### MATERIAL PROVIDED
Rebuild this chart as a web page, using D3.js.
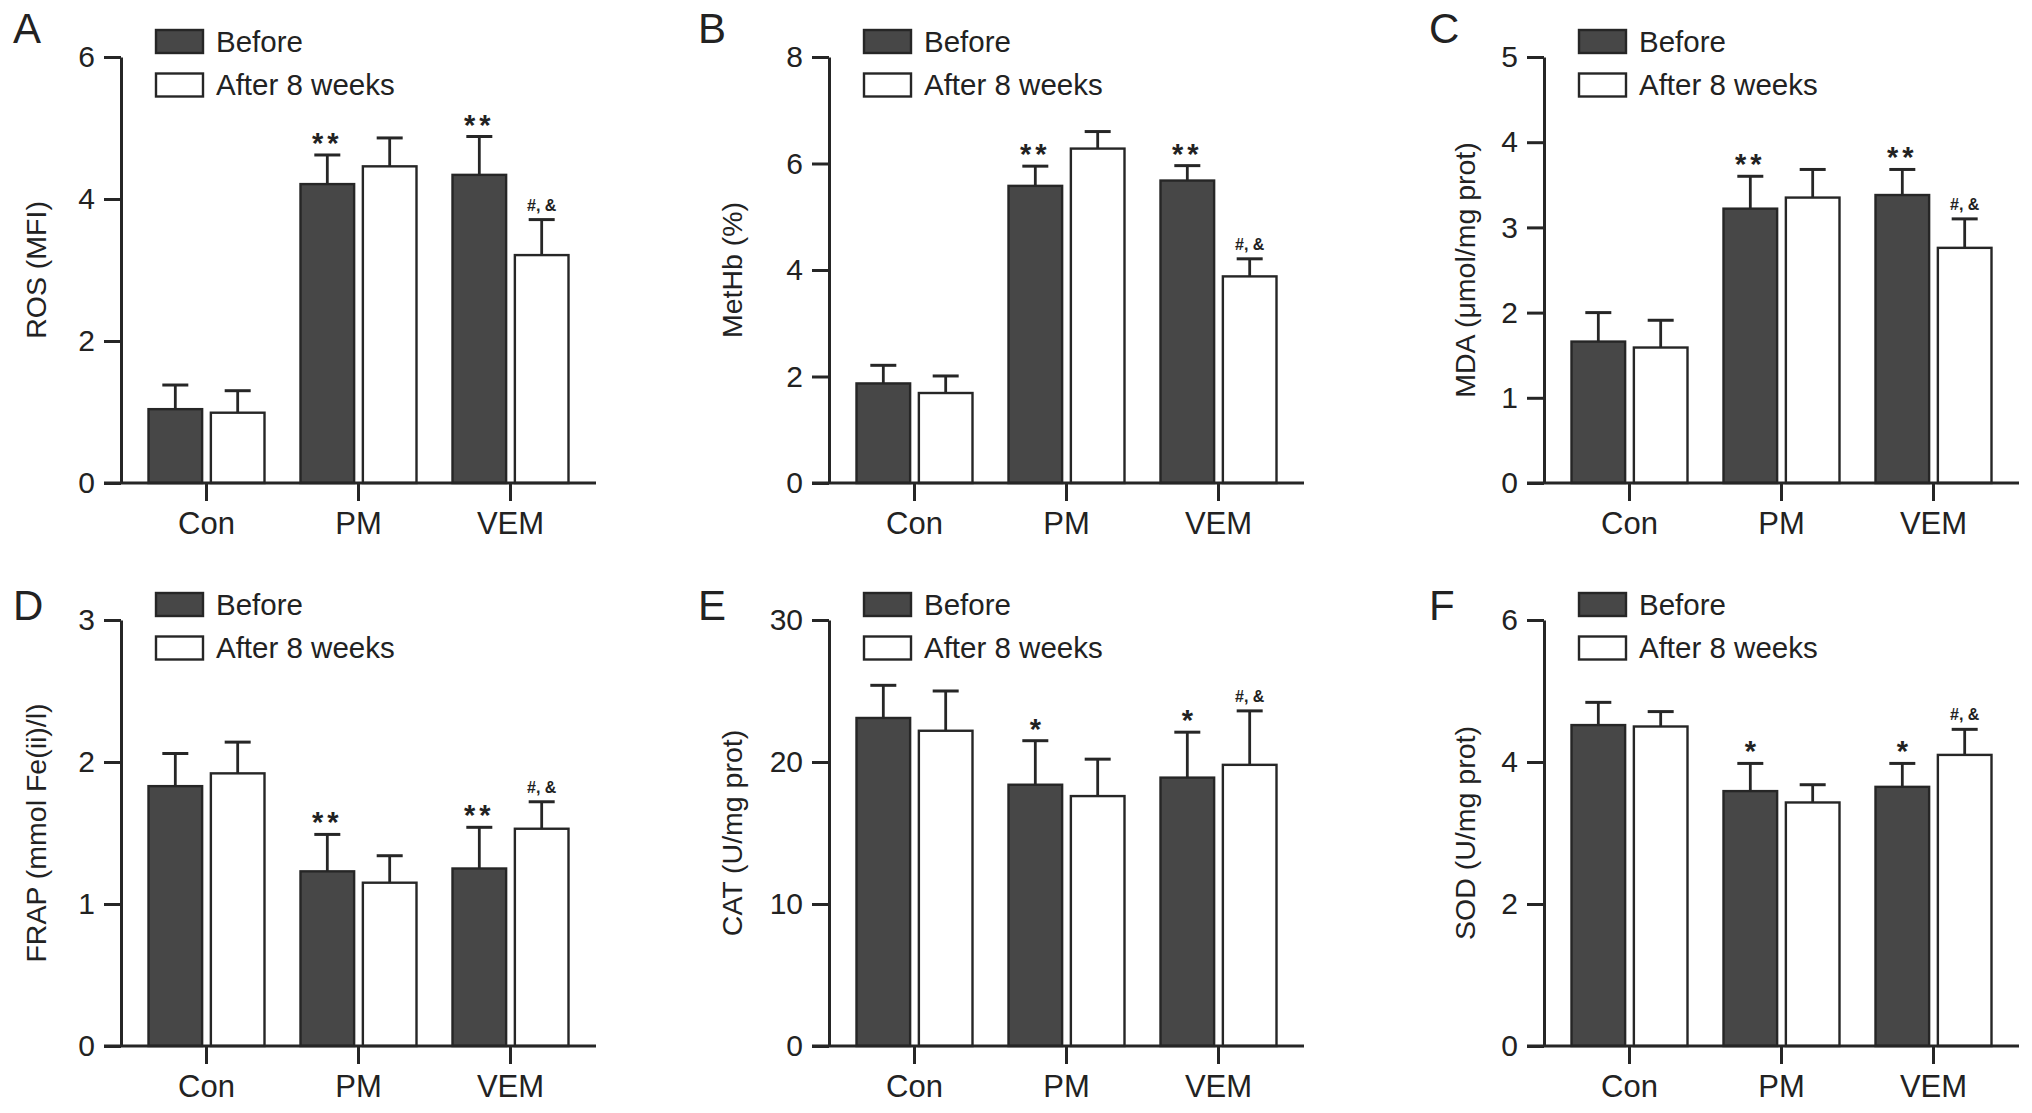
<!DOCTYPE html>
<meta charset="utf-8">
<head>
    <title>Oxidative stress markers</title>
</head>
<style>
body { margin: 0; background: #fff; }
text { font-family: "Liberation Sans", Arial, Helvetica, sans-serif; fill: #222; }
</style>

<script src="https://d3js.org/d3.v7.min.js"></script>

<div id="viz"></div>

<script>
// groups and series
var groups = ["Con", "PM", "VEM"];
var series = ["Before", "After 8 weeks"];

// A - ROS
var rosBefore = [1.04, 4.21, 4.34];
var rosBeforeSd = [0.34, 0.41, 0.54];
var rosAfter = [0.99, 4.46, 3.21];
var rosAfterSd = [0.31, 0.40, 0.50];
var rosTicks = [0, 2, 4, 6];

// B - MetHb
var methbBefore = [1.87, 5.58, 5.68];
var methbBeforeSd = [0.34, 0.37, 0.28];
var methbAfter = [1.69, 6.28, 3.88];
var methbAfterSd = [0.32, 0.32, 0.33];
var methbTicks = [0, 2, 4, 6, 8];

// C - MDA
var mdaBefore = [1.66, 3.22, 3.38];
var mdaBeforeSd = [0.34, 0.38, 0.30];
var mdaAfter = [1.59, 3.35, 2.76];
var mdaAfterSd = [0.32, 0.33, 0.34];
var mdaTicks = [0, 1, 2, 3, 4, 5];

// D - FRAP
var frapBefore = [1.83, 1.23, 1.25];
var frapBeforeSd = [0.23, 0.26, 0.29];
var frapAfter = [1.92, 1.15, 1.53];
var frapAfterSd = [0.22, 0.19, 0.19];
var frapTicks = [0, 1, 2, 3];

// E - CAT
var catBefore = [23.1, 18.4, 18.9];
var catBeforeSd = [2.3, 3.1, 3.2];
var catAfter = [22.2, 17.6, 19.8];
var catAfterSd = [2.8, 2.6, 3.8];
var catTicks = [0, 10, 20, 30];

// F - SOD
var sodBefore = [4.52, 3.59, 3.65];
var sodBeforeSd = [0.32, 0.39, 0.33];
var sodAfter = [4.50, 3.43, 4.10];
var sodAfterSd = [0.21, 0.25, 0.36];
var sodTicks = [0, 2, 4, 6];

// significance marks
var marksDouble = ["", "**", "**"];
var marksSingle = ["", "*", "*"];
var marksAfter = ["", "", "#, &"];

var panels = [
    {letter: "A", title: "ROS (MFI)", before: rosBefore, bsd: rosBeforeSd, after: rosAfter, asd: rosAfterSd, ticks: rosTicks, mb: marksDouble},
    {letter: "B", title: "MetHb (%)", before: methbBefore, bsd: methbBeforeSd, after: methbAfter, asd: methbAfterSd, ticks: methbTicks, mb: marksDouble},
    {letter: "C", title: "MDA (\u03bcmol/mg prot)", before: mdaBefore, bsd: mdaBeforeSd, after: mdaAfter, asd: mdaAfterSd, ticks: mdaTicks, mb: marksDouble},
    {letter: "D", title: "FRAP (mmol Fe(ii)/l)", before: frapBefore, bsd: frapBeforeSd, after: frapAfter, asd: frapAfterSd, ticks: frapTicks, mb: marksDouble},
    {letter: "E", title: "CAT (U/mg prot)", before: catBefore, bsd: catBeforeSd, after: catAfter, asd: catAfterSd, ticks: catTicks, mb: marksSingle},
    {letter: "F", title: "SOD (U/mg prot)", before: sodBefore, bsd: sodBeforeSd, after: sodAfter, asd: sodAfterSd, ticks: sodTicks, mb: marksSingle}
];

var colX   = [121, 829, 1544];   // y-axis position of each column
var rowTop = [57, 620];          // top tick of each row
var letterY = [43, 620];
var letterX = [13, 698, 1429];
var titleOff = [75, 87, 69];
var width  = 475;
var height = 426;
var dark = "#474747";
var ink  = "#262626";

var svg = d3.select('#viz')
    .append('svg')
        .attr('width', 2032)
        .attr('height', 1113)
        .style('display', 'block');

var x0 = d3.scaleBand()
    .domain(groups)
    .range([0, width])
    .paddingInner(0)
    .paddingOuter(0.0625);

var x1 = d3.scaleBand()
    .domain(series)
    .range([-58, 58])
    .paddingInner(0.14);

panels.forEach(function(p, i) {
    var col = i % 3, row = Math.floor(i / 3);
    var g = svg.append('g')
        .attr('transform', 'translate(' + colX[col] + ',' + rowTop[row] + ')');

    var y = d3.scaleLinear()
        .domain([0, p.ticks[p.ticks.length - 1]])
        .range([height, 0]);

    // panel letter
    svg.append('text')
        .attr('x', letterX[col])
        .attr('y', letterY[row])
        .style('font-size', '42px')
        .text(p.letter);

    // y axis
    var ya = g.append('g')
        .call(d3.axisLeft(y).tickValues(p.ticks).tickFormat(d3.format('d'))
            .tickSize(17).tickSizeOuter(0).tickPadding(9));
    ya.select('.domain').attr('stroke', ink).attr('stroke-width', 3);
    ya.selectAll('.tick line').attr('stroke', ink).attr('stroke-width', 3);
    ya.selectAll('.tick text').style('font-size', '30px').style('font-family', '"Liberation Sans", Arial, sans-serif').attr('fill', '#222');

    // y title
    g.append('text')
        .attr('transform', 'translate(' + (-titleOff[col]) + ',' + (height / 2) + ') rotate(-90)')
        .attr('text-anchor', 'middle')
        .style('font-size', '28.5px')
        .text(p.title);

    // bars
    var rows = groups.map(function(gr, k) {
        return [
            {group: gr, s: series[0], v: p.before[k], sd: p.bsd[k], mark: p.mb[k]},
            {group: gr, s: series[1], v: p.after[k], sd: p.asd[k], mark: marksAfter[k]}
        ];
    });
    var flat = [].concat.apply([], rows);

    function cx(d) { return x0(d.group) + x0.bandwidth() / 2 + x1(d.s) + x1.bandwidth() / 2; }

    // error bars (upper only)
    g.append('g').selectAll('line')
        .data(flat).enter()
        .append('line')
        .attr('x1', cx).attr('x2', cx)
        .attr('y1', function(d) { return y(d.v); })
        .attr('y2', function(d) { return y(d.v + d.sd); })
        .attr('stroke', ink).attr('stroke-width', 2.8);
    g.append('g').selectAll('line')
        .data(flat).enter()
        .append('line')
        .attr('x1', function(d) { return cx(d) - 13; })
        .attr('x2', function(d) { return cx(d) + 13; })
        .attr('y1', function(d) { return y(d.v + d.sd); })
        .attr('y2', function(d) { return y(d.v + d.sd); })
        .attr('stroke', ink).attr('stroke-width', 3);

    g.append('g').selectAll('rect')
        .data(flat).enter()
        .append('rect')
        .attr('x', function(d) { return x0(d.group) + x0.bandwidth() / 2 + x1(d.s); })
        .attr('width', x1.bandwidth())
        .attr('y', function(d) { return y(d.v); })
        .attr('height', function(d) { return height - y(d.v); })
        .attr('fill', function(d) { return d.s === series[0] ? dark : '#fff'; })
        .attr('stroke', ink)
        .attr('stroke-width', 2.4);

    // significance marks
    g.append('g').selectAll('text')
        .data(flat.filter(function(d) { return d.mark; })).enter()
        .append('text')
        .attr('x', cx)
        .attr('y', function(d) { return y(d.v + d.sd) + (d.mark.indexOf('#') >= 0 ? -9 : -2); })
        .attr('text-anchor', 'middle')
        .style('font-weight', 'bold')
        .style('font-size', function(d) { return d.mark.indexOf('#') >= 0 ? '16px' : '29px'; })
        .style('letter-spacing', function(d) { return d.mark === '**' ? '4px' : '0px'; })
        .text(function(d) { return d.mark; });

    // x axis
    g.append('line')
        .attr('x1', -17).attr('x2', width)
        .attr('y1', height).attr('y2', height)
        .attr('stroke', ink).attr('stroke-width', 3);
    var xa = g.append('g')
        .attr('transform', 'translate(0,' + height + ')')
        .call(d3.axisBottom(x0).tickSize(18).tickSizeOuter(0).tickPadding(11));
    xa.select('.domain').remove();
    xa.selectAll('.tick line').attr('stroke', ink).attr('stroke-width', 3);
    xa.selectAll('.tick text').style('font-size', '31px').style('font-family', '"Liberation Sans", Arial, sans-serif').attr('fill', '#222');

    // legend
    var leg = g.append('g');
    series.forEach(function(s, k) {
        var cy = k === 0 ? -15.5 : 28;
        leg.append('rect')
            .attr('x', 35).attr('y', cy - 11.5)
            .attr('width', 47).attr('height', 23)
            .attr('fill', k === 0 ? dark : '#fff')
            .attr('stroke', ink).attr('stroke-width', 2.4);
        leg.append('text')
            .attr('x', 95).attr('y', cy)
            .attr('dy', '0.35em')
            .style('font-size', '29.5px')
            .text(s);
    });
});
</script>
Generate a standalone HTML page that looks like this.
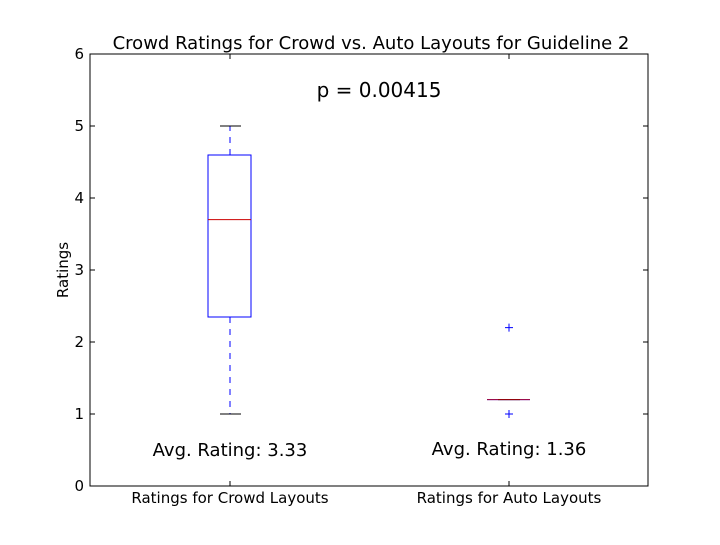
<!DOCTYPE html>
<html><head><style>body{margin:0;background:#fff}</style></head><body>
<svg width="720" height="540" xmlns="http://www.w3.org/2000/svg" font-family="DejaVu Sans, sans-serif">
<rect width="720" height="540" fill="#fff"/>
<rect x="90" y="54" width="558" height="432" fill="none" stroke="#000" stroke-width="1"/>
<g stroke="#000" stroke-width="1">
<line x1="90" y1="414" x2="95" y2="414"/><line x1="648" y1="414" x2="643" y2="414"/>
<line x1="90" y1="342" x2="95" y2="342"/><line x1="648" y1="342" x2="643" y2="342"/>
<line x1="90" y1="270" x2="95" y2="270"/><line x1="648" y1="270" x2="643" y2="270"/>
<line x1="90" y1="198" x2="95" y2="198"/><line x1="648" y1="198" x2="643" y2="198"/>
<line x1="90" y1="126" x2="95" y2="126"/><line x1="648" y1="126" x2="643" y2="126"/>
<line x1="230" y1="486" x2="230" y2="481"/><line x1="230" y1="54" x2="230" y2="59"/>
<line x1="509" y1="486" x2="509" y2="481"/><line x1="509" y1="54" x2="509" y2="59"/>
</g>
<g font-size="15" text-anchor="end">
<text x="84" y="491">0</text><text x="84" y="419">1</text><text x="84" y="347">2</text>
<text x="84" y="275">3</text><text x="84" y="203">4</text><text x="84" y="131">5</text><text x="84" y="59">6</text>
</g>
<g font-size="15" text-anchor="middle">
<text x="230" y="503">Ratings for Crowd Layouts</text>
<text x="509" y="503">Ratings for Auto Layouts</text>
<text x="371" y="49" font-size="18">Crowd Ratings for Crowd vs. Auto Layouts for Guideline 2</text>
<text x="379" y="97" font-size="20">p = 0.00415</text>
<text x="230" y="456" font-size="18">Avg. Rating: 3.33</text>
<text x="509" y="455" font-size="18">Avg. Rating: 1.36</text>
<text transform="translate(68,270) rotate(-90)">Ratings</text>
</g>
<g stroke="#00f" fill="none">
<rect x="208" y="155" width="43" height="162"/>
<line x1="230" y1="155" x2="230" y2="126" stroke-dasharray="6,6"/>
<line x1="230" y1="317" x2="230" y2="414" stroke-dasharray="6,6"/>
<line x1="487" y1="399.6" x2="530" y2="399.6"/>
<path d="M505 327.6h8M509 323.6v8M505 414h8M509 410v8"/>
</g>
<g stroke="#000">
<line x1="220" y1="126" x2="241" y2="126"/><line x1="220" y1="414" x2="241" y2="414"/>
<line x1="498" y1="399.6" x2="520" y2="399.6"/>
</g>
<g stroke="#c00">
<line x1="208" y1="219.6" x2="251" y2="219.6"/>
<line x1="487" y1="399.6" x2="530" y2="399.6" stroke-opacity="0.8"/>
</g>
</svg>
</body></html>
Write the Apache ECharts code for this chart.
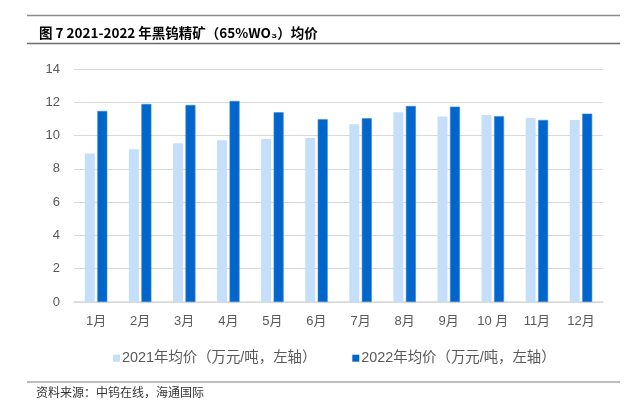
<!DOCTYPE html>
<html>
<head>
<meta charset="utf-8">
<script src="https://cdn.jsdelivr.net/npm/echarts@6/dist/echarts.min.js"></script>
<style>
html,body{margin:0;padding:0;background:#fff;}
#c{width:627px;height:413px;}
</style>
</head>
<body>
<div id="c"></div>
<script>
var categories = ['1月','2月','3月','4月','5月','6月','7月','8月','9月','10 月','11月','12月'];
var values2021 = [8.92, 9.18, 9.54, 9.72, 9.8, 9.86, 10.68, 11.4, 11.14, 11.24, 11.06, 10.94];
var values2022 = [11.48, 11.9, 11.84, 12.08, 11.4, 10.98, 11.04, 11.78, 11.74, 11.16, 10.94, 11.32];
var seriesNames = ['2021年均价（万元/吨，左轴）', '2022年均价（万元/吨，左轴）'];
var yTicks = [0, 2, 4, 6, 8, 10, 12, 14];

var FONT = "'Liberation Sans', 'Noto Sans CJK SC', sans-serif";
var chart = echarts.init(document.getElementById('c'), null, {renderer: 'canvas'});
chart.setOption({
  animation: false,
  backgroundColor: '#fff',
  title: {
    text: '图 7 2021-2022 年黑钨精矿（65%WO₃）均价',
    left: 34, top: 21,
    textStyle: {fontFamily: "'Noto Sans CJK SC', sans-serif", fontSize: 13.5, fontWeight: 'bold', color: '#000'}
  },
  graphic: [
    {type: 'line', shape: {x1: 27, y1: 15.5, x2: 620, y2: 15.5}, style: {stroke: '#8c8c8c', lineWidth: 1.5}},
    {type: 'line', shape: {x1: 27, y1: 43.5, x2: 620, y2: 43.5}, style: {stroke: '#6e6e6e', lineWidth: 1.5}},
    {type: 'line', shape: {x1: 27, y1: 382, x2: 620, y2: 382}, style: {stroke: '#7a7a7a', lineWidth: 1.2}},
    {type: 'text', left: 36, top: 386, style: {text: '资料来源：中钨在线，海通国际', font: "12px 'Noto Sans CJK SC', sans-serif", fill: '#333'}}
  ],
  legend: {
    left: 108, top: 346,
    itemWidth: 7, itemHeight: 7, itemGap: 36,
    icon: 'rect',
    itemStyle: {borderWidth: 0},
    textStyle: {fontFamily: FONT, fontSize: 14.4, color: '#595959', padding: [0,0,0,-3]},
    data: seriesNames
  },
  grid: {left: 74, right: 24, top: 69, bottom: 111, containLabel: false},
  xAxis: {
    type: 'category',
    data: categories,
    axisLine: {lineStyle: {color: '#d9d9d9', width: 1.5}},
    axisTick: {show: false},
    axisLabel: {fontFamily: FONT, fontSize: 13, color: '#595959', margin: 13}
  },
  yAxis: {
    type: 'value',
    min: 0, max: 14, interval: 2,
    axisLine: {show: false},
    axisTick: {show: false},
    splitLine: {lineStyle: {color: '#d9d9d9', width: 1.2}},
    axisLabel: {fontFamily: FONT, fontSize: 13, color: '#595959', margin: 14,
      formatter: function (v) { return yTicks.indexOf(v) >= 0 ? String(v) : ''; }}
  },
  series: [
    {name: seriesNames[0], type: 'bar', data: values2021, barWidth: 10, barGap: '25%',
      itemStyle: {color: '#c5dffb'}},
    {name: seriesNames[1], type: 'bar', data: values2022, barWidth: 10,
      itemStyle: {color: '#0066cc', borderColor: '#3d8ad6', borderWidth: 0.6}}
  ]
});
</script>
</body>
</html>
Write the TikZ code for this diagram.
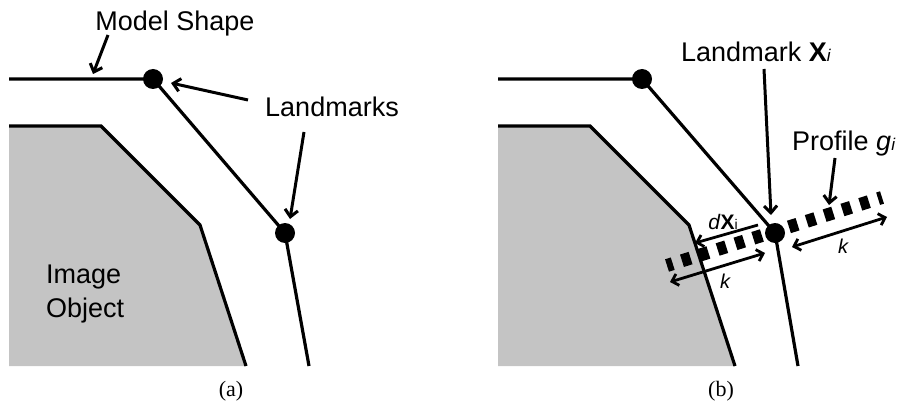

### WHAT YOU HAVE TO DO
In the listing above, find the line with "Write the Apache ECharts code for this chart." and the line with "var yTicks = [0, 2, 4, 6, 8, 10, 12, 14];". Copy both of them and every line between, exactly, but not the pictures.

### CORRECT RESULT
Write the Apache ECharts code for this chart.
<!DOCTYPE html>
<html>
<head>
<meta charset="utf-8">
<script src="https://cdn.jsdelivr.net/npm/echarts@6/dist/echarts.min.js"></script>
<style>
html,body{margin:0;padding:0;background:#fff;}
#c{width:627px;height:413px;}
</style>
</head>
<body>
<div id="c"></div>
<script>
var categories = ['1月','2月','3月','4月','5月','6月','7月','8月','9月','10 月','11月','12月'];
var values2021 = [8.92, 9.18, 9.54, 9.72, 9.8, 9.86, 10.68, 11.4, 11.14, 11.24, 11.06, 10.94];
var values2022 = [11.48, 11.9, 11.84, 12.08, 11.4, 10.98, 11.04, 11.78, 11.74, 11.16, 10.94, 11.32];
var seriesNames = ['2021年均价（万元/吨，左轴）', '2022年均价（万元/吨，左轴）'];
var yTicks = [0, 2, 4, 6, 8, 10, 12, 14];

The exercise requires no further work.